In the mid-1970s Steir showed her first iconic and critically acclaimed series of works—paintings of roses that were then completely crossed out, transcending the divide between figuration and abstraction. She also began to make site-specific wall drawings and room-sized installations. These installations transformed her paintings into a three-dimensional experience formed by light and line, allowing the viewer to step out of their reality and into an illusionary world connected to both nature and the progression of time. As Steir has said, ‘Installation allows the artist to paint out of the painting and into space and the viewer to move from space into a painting—the space where the act of painting takes place is in the imagination of the viewer.’

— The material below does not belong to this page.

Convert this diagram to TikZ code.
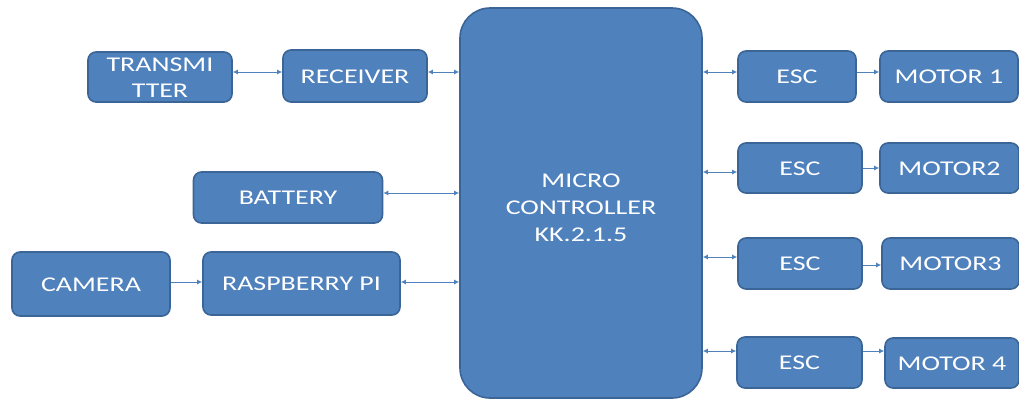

In the late 1970s, after traveling extensively both in the United States and in Europe, Steir and composer John Cage became good friends while working together at Crown Point Press. His embrace of chaos or randomness and non-intention in creative activity became especially influential on her practice, inspiring her to see new potential for accident and chance in artmaking. In the early 1980s, Steir made her first trip to Japan where she became fascinated by Japanese woodcuts and Chinese literati landscape painting, particularly ancient Chinese Shan shui (mountain water), which evoked nature rather than trying to replicate it. By the late 1980s, Steir began experimenting with the technique that has since come to define her oeuvre, no longer strictly using a brush which allowed her to take herself out of the picture. Subject to the influence of time, the finished work is what gravity and the weight of the paint has made. They are not paintings of landscapes but landscapes in and of themselves, an image that both evokes a waterfall and is a waterfall. As much as Steir’s process embraces chance, she retains complete command over the basic parameters. It is a harmonious collaboration between control and chaos, ‘chance within limitations.’ A remarkable synthesis of conceptualism, minimalism, and abstraction that challenges the postwar American canon, Steir’s practice remains limitless.